Alexander Hess: Yes, hi everybody. I’d like to step back and maybe look at the firm-wide ESG and climate run rate growth, which remained pretty resilient despite the U.S. political headlines and then maybe in Europe, some of the SFTR implementation noise. I wanted to know maybe stepping back high level, what do you see sort of as the big opportunities, the big sort of regulatory and market tailwinds and headwinds as well and how we should think about maybe ESG and climate’s ability to grow over the next few years?

Henry Fernandez: So let me provide some quick comments and then pass it on to Baer. First of all, as I said in my prepared remarks, there is a lot of political football here going on, on ESG. And eventually, we’ll get to climate as well. And – but the first point is our ESG business has nothing to do with political ideology of political philosophies. Our ESG business totally grounded on the fact that ESG or nonfinancial risks are material investment risks and material financial risks in a company, things that we’re – right now. corporate governance, right? The governance of the company and the auditors and all of that and $60-plus-billion market cap now because nobody tells you that’s political and that’s not investment risk.

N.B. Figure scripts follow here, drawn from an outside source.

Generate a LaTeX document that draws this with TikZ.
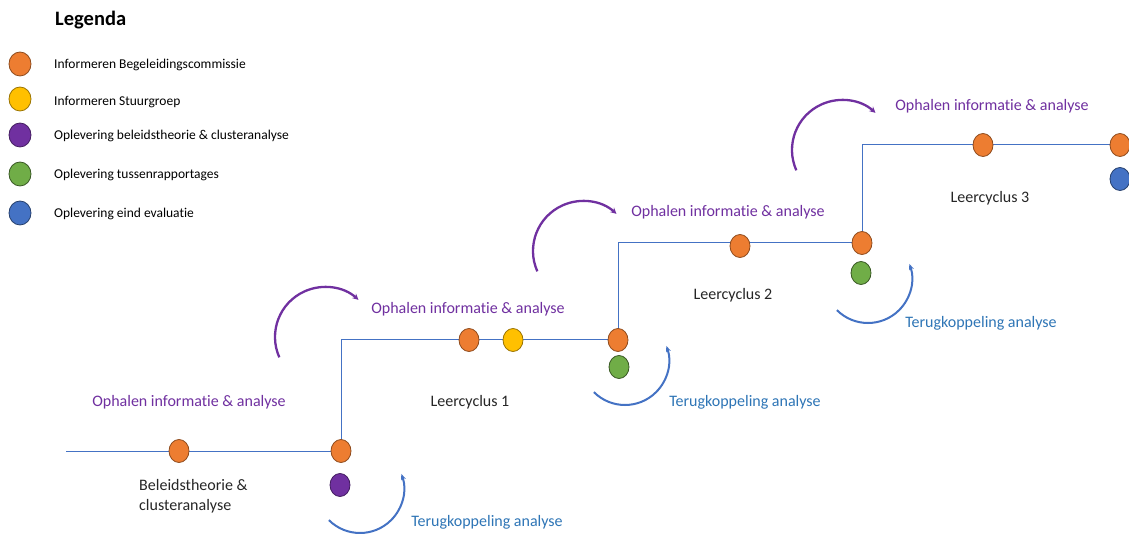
\documentclass[tikz,border=0pt]{standalone}
\usepackage{fontspec}
\setmainfont{Carlito}[Ligatures=NoCommon]
\usetikzlibrary{shapes.geometric,arrows.meta,backgrounds}
\definecolor{orng}{HTML}{ED7D31}
\definecolor{yllw}{HTML}{FFC000}
\definecolor{prpl}{HTML}{7030A0}
\definecolor{grn}{HTML}{70AD47}
\definecolor{blu}{HTML}{4472C4}
\definecolor{tblue}{HTML}{2E75B6}
\definecolor{txt}{HTML}{262626}
\tikzset{
  dot/.style={ellipse, inner sep=0pt, minimum width=20pt, minimum height=23pt, line width=0.8pt},
  ldot/.style={dot, minimum width=22pt, minimum height=24pt},
  od/.style={fill=orng, draw=orng!60!black},
  yd/.style={fill=yllw, draw=yllw!60!black},
  pd/.style={fill=prpl, draw=prpl!60!black},
  gd/.style={fill=grn, draw=grn!50!black},
  bd/.style={fill=blu, draw=blu!55!black},
  flow/.style={draw=blu, line width=1pt},
  lbl/.style={inner sep=0pt, font=\fontsize{16}{20}\selectfont, text=txt},
  oph/.style={lbl, text=prpl},
  ter/.style={lbl, text=tblue},
  legtxt/.style={anchor=west, inner sep=0pt, font=\fontsize{13.5}{16}\selectfont, text=black},
  parc/.style={draw=prpl, line width=2.3pt, -{Stealth[length=6pt,width=6pt]}},
  barc/.style={draw=blu, line width=2pt, -{Stealth[length=6pt,width=5pt]}}
}
\begin{document}
\begin{tikzpicture}[x=1pt,y=-1pt]
\useasboundingbox (0,0) rectangle (1129,534);

% Legend
\node[anchor=west, inner sep=0pt, font=\fontsize{20.5}{24}\selectfont\bfseries] (leg) at (55,20) {Legenda};
\node[ldot, od] (l1) at (20,64) {};
\node[ldot, yd] (l2) at (20,99) {};
\node[ldot, pd] (l3) at (20,135) {};
\node[ldot, gd] (l4) at (20,174) {};
\node[ldot, bd] (l5) at (20,213) {};
\node[legtxt] (t1) at (54,65) {Informeren Begeleidingscommissie};
\node[legtxt] (t2) at (54,102) {Informeren Stuurgroep};
\node[legtxt] (t3) at (54,136) {Oplevering beleidstheorie \& clusteranalyse};
\node[legtxt] (t4) at (54,175) {Oplevering tussenrapportages};
\node[legtxt] (t5) at (54,214) {Oplevering eind evaluatie};

% Timeline nodes
\coordinate (s) at (66,451);
\node[dot, od] (o1) at (179,451) {};
\node[dot, od] (o2) at (341,451) {};
\node[dot, pd] (p1) at (340,485) {};
\node[dot, od] (o3) at (469,340) {};
\node[dot, yd] (y1) at (513,340) {};
\node[dot, od] (o4) at (618,340) {};
\node[dot, gd] (g1) at (619,367) {};
\node[dot, od] (o5) at (740,246) {};
\node[dot, od] (o6) at (862,243) {};
\node[dot, gd] (g2) at (861,273) {};
\node[dot, od] (o7) at (983,145) {};
\node[dot, od] (o8) at (1120,145) {};
\node[dot, bd] (b1) at (1120,179) {};

\begin{scope}[on background layer]
\fill[white] (0,0) rectangle (1129,534);
\path[flow] (s) -- (o2.center) |- (o4.center) |- (o6.center) |- (o8.center);
\end{scope}

% Labels
\node[oph] (ph1) at (189,402) {Ophalen informatie \& analyse};
\node[oph] (ph2) at (468,309) {Ophalen informatie \& analyse};
\node[oph] (ph3) at (728,212) {Ophalen informatie \& analyse};
\node[oph] (ph4) at (992,106) {Ophalen informatie \& analyse};
\node[lbl] (lc1) at (470,402) {Leercyclus 1};
\node[lbl] (lc2) at (733,295) {Leercyclus 2};
\node[lbl] (lc3) at (990,198) {Leercyclus 3};
\node[lbl, anchor=north west, align=left] (bt) at (139,479) {Beleidstheorie \&\\clusteranalyse};
\node[ter] (tk1) at (487,522) {Terugkoppeling analyse};
\node[ter] (tk2) at (745,402) {Terugkoppeling analyse};
\node[ter] (tk3) at (981,323) {Terugkoppeling analyse};

% Purple arcs
\coordinate (pc1) at (325,337);
\coordinate (pc2) at (583,251);
\coordinate (pc3) at (842,150);
\foreach \c in {pc1,pc2,pc3}
  \draw[parc] (\c) ++(204:50pt) arc[start angle=204, end angle=48, radius=50pt];

% Blue arcs
\coordinate (bc1) at (360,489);
\coordinate (bc2) at (625,361);
\coordinate (bc3) at (868,279);
\foreach \c in {bc1,bc2,bc3}
  \draw[barc] (\c) ++(225:44pt) arc[start angle=225, end angle=380, radius=44pt];
\end{tikzpicture}
\end{document}
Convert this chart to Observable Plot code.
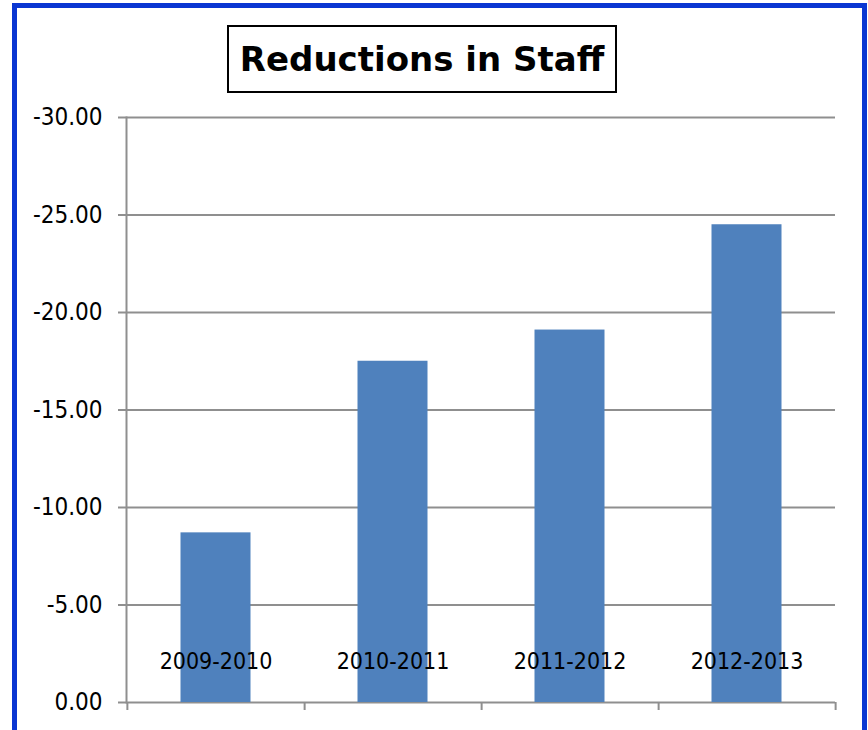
<!DOCTYPE html>
<html><head><meta charset="utf-8">
<script src="https://cdn.jsdelivr.net/npm/d3@7"></script>
<script src="https://cdn.jsdelivr.net/npm/@observablehq/plot@0.6"></script>
<style>
html,body{margin:0;padding:0;background:#fff;}
#wrap{position:relative;width:868px;height:730px;overflow:hidden;background:#fff;}
#chart{position:absolute;left:0;top:0;}
#border{position:absolute;left:12px;top:3px;width:855px;height:740px;border:5px solid #0a36d2;box-sizing:border-box;pointer-events:none;}
#title{position:absolute;left:227px;top:25px;width:390px;height:68px;box-sizing:border-box;border:2px solid #000;font:bold 34px "DejaVu Sans",sans-serif;display:flex;align-items:center;justify-content:center;color:#000;background:#fff;white-space:nowrap;}
#chart svg text{font-stretch:condensed;}
</style></head>
<body>
<div id="wrap">
  <div id="chart"></div>
  <div id="title">Reductions in Staff</div>
  <div id="border"></div>
</div>
<script>
const categories = ["2009-2010", "2010-2011", "2011-2012", "2012-2013"];
const values = [-8.7, -17.5, -19.1, -24.5];
const yTicks = [-30, -25, -20, -15, -10, -5, 0];

const data = categories.map((c, i) => ({category: c, value: values[i]}));

const W = 868, H = 730, mL = 126, mR = 33, mT = 117, mB = 28;
const bw = (W - mL - mR) / categories.length;
const gridColor = "#8f8f8f";

const chart = Plot.plot({
  width: W, height: H,
  marginLeft: mL, marginRight: mR, marginTop: mT, marginBottom: mB,
  style: {background: "transparent", fontFamily: "'DejaVu Sans Condensed', 'DejaVu Sans'", color: "#000"},
  x: {domain: categories, padding: 0, axis: null},
  y: {domain: [0, -30], axis: null},
  marks: [
    Plot.ruleY(yTicks, {stroke: gridColor, strokeWidth: 2}),
    Plot.frame({anchor: "left", stroke: gridColor, strokeWidth: 2}),
    Plot.axisY({ticks: yTicks, tickSize: 8, tickPadding: 16, tickFormat: d => d.toFixed(2),
      fontSize: 24, stroke: gridColor, strokeWidth: 2, fill: "#000", label: null}),
    Plot.axisX({ticks: categories, tickSize: 8, dx: bw / 2, tickFormat: () => "",
      stroke: gridColor, strokeWidth: 2, label: null}),
    Plot.axisX({ticks: [categories[0]], tickSize: 8, dx: -bw / 2, tickFormat: () => "",
      stroke: gridColor, strokeWidth: 2, label: null}),
    Plot.barY(data, {x: "category", y: "value", fill: "#4f81bd", insetLeft: 53.5, insetRight: 53.5}),
    Plot.text(categories, {x: d => d, frameAnchor: "bottom", dy: -34, fontSize: 23, fill: "#000"})
  ]
});
document.getElementById("chart").appendChild(chart);
</script>
</body></html>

Then I don’t know what it is investment risk. So that is very clear what we’re doing. And therefore, we don’t know of any single client in the world that at least we haven’t heard of that they’re not looking to integrate this nonfinancial risk environment in governance and social issues into their investment processes. And we are the preferred provider of tools to them. Secondly, clearly, there is a lot of regulations around the world, and a lot of our clients are trying to figure out how do they respond to that regulation, especially in Europe by far but also in the U.S. with the SEC proposals. So there is a little bit of a pause by clients and certain purchaser as to – because they’re trying to determine what are the right sets of data and tools and risk that they need to do to incorporate into their products.

So that’s been a little bit of the blip that you see in the sales, much less so the political component. But Baer, anything else on this?

Baer Pettit: I think you’ve covered it well, Henry. I think the only other element is clearly the – you mentioned the regulatory element on our clients, which has been notably a complex one for funds in Europe and the EU. So that is something that we’re very focused on, on working with our clients on. Equally, there will doubtless be an increase of regulation on the providers of data information ratings of ESG clearly which would include us. And I think in that instance, we don’t view that as something which is a particular risk to the business. We believe that we run a very high-quality business that we’ve been structured with a view that, as an index, some form of further regulation could come to us. And as a reminder, our legal entity in the U.S. that issued ESG ratings is already a registered investment adviser, and we’re confident about the way that, that is run and I’m actually getting contact with regulators related to that.

So I think overall, it’s clearly an environment which is very noisy and complex from a number of grounds, but that doesn’t, in any way, compromise the scale of the opportunity which remains very real. And in many regards, precisely this regulatory complexity is something which we believe we can benefit from as a provider of high-quality data and adjacent research.